A Novel Perovskite Solar Cell Comprising CsPbI2Br/Cs2SnI6 (CsGeI3) Cascade Absorbing Bilayer and Cr2O3 Electron Transport Material: A Theoretical Comparison Study

In order to prevent the limitation on absorbing energies by a single-layer perovskite solar cells (PSCs), a cell comprising bilayer heterostructure in the form of FTO/Cr2O3/CsPbI2Br +Cs2SnI6 (CsGeI3)/spiro-OMeTAD/Au is simulated and its photovoltaic performance including incident photon-to-current conversion efficiency, fill factor, open circuit voltage and short circuit current is evaluated using SCAPS 1D software package. It is shown by introducing these structures, not only a wider range of the sunlight spectrum is exploited, but also by achieving a favorable band-edge bending as graded band gap, more charge carriers can be collected. Moreover, further improvement in the performance of devices is obtained by optimizing the thickness of absorbing layers and work function of the back electrode. The thermal stability of PSCs is investigated by varying the temperature in the range of 300-480K and the effect of various electron transport materials (ETMs) on the performance of the cell is evaluated.
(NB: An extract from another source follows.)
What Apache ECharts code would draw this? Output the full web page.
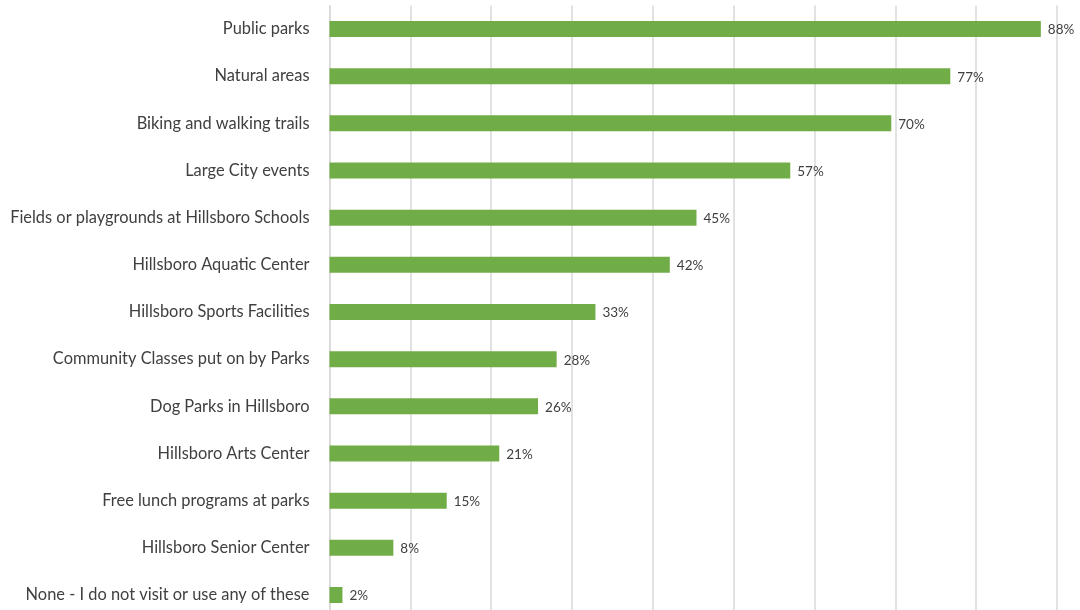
<!DOCTYPE html>
<html>
<head>
<meta charset="utf-8">
<script src="https://cdn.jsdelivr.net/npm/echarts@6/dist/echarts.min.js"></script>
<style>
html,body{margin:0;padding:0;background:#fff;overflow:hidden;}
#chart{width:1080px;height:625px;}
</style>
</head>
<body>
<div id="chart"></div>
<script>
const categories = [
  "Public parks",
  "Natural areas",
  "Biking and walking trails",
  "Large City events",
  "Fields or playgrounds at Hillsboro Schools",
  "Hillsboro Aquatic Center",
  "Hillsboro Sports Facilities",
  "Community Classes put on by Parks",
  "Dog Parks in Hillsboro",
  "Hillsboro Arts Center",
  "Free lunch programs at parks",
  "Hillsboro Senior Center",
  "None - I do not visit or use any of these"
];
const values = [88, 76.8, 69.5, 57, 45.4, 42.1, 32.9, 28.1, 25.8, 21, 14.5, 7.9, 1.6];

const chart = echarts.init(document.getElementById('chart'), null, {renderer: 'canvas'});
chart.setOption({
  animation: false,
  backgroundColor: '#ffffff',
  grid: {left: 329.5, right: 23, top: 5.4, height: 613.2, containLabel: false},
  xAxis: {
    type: 'value',
    min: 0, max: 90, interval: 10,
    axisLabel: {show: false},
    axisLine: {show: false},
    axisTick: {show: false},
    splitLine: {show: true, lineStyle: {color: '#d9d9d9', width: 1.5}}
  },
  yAxis: {
    type: 'category',
    inverse: true,
    data: categories,
    axisLine: {show: true, lineStyle: {color: '#d9d9d9', width: 1.5}},
    axisTick: {show: false},
    axisLabel: {
      margin: 20,
      color: '#404040',
      fontSize: 16.4,
      fontFamily: 'Lato, "Open Sans", sans-serif'
    }
  },
  series: [{
    type: 'bar',
    data: values,
    barWidth: 16,
    itemStyle: {color: '#70ad47'},
    label: {
      show: true,
      position: 'right',
      distance: 7,
      offset: [0, 1],
      formatter: p => Math.round(p.value) + '%',
      color: '#404040',
      fontSize: 13.5,
      fontFamily: 'Lato, "Open Sans", sans-serif'
    }
  }]
});
</script>
</body>
</html>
Under optimized condition, it is found that the efficiencies of the cells with CsPbI2Br+Cs2SnI6 and CsPbI2Br+CsGeI3 bilayer heterostructures increase from 13.38% for non-heterojunction structure to 15.14% and 16.34%, respectively. Furthermore, the simulation results reveal that the photovoltaic cell made of CsPbI2Br+CsGeI3 absorbing layer having higher efficiency and greater thermal stability (compared to PSC made of CsPbI2Br+Cs2SnI6 absorbing layer) is an appropriate and promising candidate as efficient perovskite solar cell.